_The task_: Repeat every line of the listing below exactly, minus the pictures.

_Dataset content_:
═══

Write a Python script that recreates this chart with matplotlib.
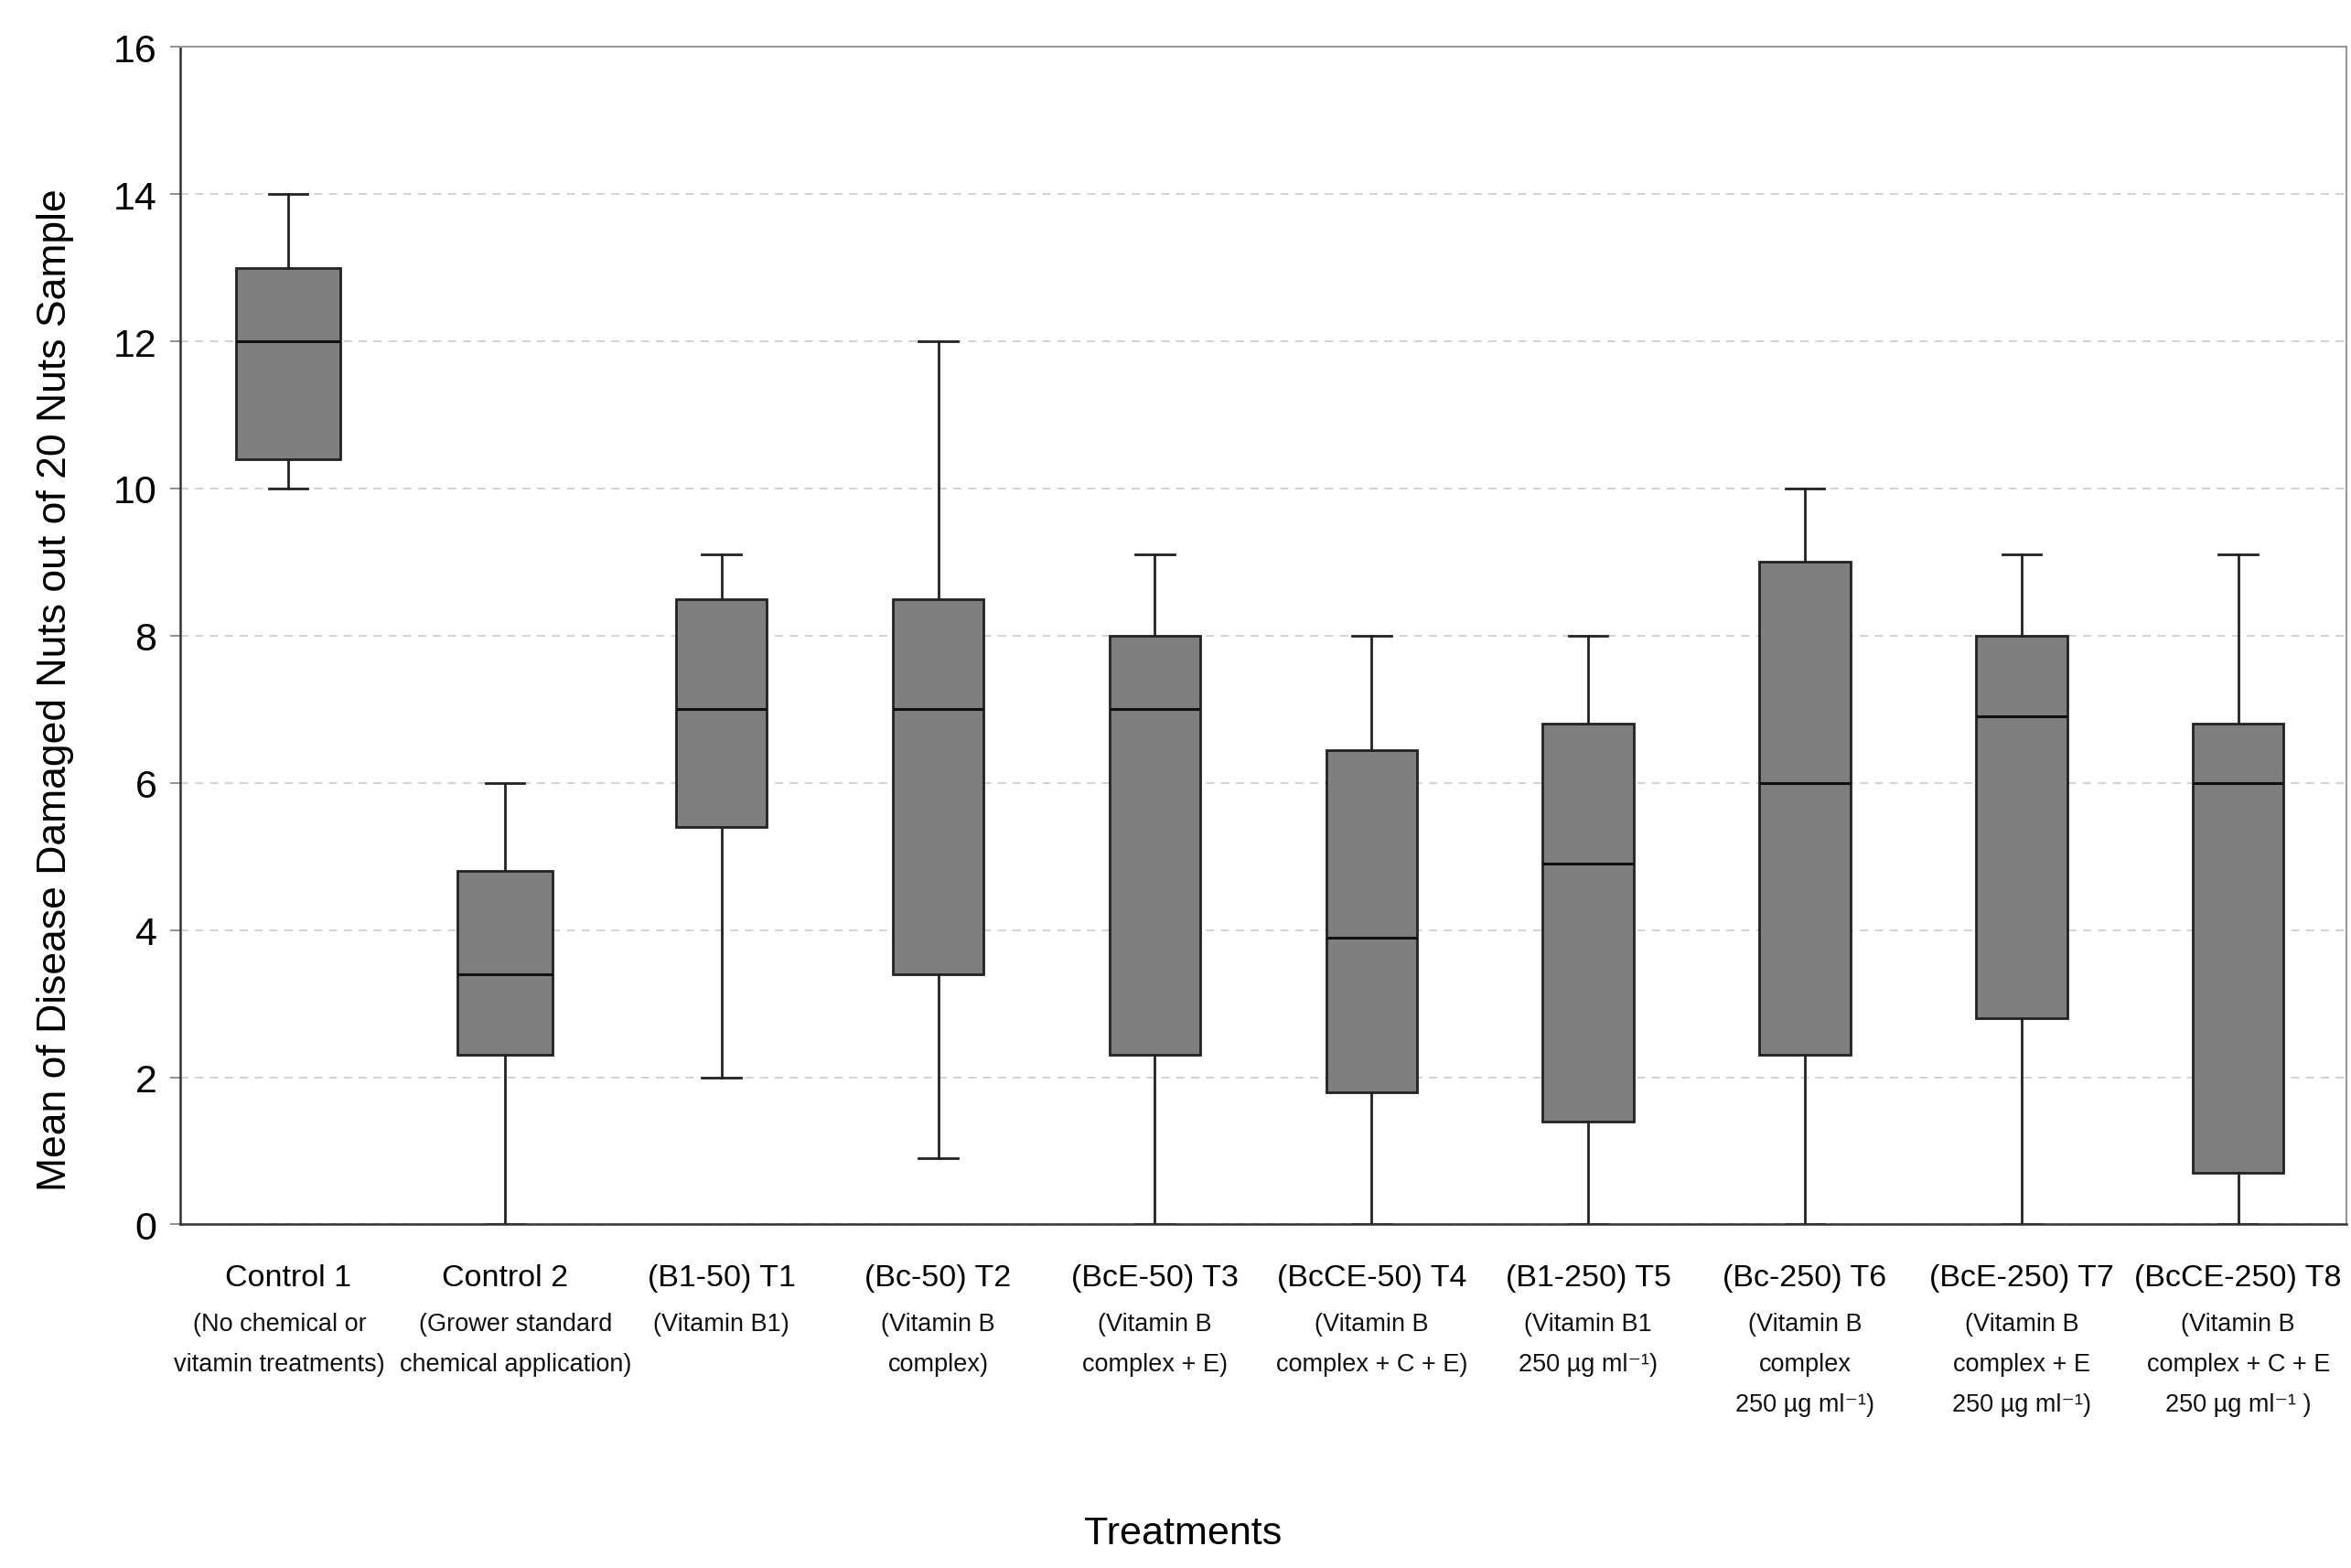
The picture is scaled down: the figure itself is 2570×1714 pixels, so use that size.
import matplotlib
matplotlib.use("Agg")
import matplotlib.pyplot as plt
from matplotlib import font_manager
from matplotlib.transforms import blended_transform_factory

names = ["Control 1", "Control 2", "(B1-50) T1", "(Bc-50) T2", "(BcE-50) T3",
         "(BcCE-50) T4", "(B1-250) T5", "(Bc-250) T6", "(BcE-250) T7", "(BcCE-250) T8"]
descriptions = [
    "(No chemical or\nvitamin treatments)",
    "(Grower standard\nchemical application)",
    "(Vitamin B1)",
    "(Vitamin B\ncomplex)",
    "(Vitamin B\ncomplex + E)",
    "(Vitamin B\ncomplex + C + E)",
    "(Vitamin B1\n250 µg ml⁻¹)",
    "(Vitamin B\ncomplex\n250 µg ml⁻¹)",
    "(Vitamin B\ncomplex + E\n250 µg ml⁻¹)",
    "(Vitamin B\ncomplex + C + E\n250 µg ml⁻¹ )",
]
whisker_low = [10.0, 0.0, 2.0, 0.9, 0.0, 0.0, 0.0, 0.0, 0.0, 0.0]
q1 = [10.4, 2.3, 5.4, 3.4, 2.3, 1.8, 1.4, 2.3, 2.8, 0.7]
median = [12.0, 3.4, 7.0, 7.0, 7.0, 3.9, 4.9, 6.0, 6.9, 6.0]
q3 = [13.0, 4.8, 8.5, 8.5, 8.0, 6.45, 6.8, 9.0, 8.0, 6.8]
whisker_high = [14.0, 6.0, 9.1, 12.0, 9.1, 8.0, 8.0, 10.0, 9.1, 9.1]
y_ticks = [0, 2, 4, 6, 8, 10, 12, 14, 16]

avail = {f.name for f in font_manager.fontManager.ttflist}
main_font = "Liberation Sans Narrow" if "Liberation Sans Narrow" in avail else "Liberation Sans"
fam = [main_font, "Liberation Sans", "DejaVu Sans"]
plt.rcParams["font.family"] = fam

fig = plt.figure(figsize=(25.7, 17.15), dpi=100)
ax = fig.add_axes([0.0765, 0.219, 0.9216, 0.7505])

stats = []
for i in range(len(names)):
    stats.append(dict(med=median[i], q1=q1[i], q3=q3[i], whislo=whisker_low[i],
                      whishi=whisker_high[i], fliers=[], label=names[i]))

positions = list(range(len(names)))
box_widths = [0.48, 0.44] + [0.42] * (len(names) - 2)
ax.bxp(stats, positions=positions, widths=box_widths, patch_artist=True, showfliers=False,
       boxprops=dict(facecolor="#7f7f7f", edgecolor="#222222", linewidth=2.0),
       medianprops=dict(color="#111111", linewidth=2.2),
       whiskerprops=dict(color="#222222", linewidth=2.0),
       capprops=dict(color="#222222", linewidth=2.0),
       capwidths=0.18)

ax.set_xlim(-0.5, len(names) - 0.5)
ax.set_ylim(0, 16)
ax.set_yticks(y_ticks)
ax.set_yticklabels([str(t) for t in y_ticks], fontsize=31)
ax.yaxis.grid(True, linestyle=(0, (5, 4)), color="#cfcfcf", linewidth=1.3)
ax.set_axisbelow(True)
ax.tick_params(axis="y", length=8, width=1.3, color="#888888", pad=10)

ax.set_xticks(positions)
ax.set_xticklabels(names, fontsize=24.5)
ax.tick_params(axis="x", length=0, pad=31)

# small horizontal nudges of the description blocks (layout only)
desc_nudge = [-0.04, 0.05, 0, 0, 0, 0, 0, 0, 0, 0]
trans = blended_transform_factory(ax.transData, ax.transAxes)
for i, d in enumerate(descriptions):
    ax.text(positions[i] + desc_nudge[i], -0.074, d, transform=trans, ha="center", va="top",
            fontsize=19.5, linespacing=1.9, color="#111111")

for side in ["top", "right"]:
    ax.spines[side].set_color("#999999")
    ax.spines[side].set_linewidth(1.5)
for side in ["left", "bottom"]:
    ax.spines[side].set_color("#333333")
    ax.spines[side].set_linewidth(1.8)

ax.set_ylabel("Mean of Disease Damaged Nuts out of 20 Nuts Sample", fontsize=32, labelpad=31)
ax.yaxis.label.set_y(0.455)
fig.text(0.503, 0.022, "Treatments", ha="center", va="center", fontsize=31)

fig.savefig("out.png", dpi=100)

═══

_Solution to the problem_:
Write a Python script that recreates this chart with matplotlib.
The picture is scaled down: the figure itself is 2570×1714 pixels, so use that size.
import matplotlib
matplotlib.use("Agg")
import matplotlib.pyplot as plt
from matplotlib import font_manager
from matplotlib.transforms import blended_transform_factory

names = ["Control 1", "Control 2", "(B1-50) T1", "(Bc-50) T2", "(BcE-50) T3",
         "(BcCE-50) T4", "(B1-250) T5", "(Bc-250) T6", "(BcE-250) T7", "(BcCE-250) T8"]
descriptions = [
    "(No chemical or\nvitamin treatments)",
    "(Grower standard\nchemical application)",
    "(Vitamin B1)",
    "(Vitamin B\ncomplex)",
    "(Vitamin B\ncomplex + E)",
    "(Vitamin B\ncomplex + C + E)",
    "(Vitamin B1\n250 µg ml⁻¹)",
    "(Vitamin B\ncomplex\n250 µg ml⁻¹)",
    "(Vitamin B\ncomplex + E\n250 µg ml⁻¹)",
    "(Vitamin B\ncomplex + C + E\n250 µg ml⁻¹ )",
]
whisker_low = [10.0, 0.0, 2.0, 0.9, 0.0, 0.0, 0.0, 0.0, 0.0, 0.0]
q1 = [10.4, 2.3, 5.4, 3.4, 2.3, 1.8, 1.4, 2.3, 2.8, 0.7]
median = [12.0, 3.4, 7.0, 7.0, 7.0, 3.9, 4.9, 6.0, 6.9, 6.0]
q3 = [13.0, 4.8, 8.5, 8.5, 8.0, 6.45, 6.8, 9.0, 8.0, 6.8]
whisker_high = [14.0, 6.0, 9.1, 12.0, 9.1, 8.0, 8.0, 10.0, 9.1, 9.1]
y_ticks = [0, 2, 4, 6, 8, 10, 12, 14, 16]

avail = {f.name for f in font_manager.fontManager.ttflist}
main_font = "Liberation Sans Narrow" if "Liberation Sans Narrow" in avail else "Liberation Sans"
fam = [main_font, "Liberation Sans", "DejaVu Sans"]
plt.rcParams["font.family"] = fam

fig = plt.figure(figsize=(25.7, 17.15), dpi=100)
ax = fig.add_axes([0.0765, 0.219, 0.9216, 0.7505])

stats = []
for i in range(len(names)):
    stats.append(dict(med=median[i], q1=q1[i], q3=q3[i], whislo=whisker_low[i],
                      whishi=whisker_high[i], fliers=[], label=names[i]))

positions = list(range(len(names)))
box_widths = [0.48, 0.44] + [0.42] * (len(names) - 2)
ax.bxp(stats, positions=positions, widths=box_widths, patch_artist=True, showfliers=False,
       boxprops=dict(facecolor="#7f7f7f", edgecolor="#222222", linewidth=2.0),
       medianprops=dict(color="#111111", linewidth=2.2),
       whiskerprops=dict(color="#222222", linewidth=2.0),
       capprops=dict(color="#222222", linewidth=2.0),
       capwidths=0.18)

ax.set_xlim(-0.5, len(names) - 0.5)
ax.set_ylim(0, 16)
ax.set_yticks(y_ticks)
ax.set_yticklabels([str(t) for t in y_ticks], fontsize=31)
ax.yaxis.grid(True, linestyle=(0, (5, 4)), color="#cfcfcf", linewidth=1.3)
ax.set_axisbelow(True)
ax.tick_params(axis="y", length=8, width=1.3, color="#888888", pad=10)

ax.set_xticks(positions)
ax.set_xticklabels(names, fontsize=24.5)
ax.tick_params(axis="x", length=0, pad=31)

# small horizontal nudges of the description blocks (layout only)
desc_nudge = [-0.04, 0.05, 0, 0, 0, 0, 0, 0, 0, 0]
trans = blended_transform_factory(ax.transData, ax.transAxes)
for i, d in enumerate(descriptions):
    ax.text(positions[i] + desc_nudge[i], -0.074, d, transform=trans, ha="center", va="top",
            fontsize=19.5, linespacing=1.9, color="#111111")

for side in ["top", "right"]:
    ax.spines[side].set_color("#999999")
    ax.spines[side].set_linewidth(1.5)
for side in ["left", "bottom"]:
    ax.spines[side].set_color("#333333")
    ax.spines[side].set_linewidth(1.8)

ax.set_ylabel("Mean of Disease Damaged Nuts out of 20 Nuts Sample", fontsize=32, labelpad=31)
ax.yaxis.label.set_y(0.455)
fig.text(0.503, 0.022, "Treatments", ha="center", va="center", fontsize=31)

fig.savefig("out.png", dpi=100)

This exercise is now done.